◆ **Set exercise**: Transcribe the material word for word, but without the images.

═════ Data lines

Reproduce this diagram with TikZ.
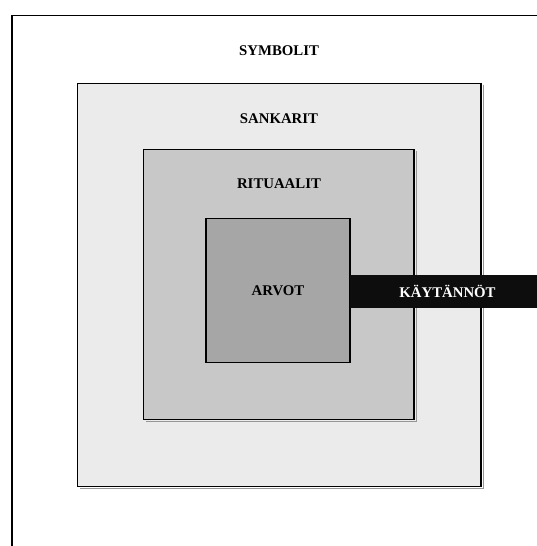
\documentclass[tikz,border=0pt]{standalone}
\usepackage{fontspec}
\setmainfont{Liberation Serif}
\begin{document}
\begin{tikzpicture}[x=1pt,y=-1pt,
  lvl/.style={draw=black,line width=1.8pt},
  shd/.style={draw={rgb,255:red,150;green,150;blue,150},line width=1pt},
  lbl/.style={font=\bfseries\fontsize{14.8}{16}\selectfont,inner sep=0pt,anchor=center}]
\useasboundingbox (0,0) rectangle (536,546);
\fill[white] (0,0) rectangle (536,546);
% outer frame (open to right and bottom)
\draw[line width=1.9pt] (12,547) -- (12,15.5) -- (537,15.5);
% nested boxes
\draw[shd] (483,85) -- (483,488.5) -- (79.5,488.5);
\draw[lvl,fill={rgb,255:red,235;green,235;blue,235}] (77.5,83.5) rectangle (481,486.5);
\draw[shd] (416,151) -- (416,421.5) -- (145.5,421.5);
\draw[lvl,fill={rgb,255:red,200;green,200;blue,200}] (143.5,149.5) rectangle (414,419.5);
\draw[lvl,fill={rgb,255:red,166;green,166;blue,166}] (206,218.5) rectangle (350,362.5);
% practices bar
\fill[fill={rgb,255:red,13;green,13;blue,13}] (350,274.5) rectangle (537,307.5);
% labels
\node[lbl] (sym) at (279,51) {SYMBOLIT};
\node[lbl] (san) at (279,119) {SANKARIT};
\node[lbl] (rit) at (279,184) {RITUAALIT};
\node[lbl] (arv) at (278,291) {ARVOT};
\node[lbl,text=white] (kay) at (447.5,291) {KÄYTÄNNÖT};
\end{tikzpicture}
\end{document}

══════════

◆ **Response to the exercise**:
Reproduce this diagram with TikZ.
\documentclass[tikz,border=0pt]{standalone}
\usepackage{fontspec}
\setmainfont{Liberation Serif}
\begin{document}
\begin{tikzpicture}[x=1pt,y=-1pt,
  lvl/.style={draw=black,line width=1.8pt},
  shd/.style={draw={rgb,255:red,150;green,150;blue,150},line width=1pt},
  lbl/.style={font=\bfseries\fontsize{14.8}{16}\selectfont,inner sep=0pt,anchor=center}]
\useasboundingbox (0,0) rectangle (536,546);
\fill[white] (0,0) rectangle (536,546);
% outer frame (open to right and bottom)
\draw[line width=1.9pt] (12,547) -- (12,15.5) -- (537,15.5);
% nested boxes
\draw[shd] (483,85) -- (483,488.5) -- (79.5,488.5);
\draw[lvl,fill={rgb,255:red,235;green,235;blue,235}] (77.5,83.5) rectangle (481,486.5);
\draw[shd] (416,151) -- (416,421.5) -- (145.5,421.5);
\draw[lvl,fill={rgb,255:red,200;green,200;blue,200}] (143.5,149.5) rectangle (414,419.5);
\draw[lvl,fill={rgb,255:red,166;green,166;blue,166}] (206,218.5) rectangle (350,362.5);
% practices bar
\fill[fill={rgb,255:red,13;green,13;blue,13}] (350,274.5) rectangle (537,307.5);
% labels
\node[lbl] (sym) at (279,51) {SYMBOLIT};
\node[lbl] (san) at (279,119) {SANKARIT};
\node[lbl] (rit) at (279,184) {RITUAALIT};
\node[lbl] (arv) at (278,291) {ARVOT};
\node[lbl,text=white] (kay) at (447.5,291) {KÄYTÄNNÖT};
\end{tikzpicture}
\end{document}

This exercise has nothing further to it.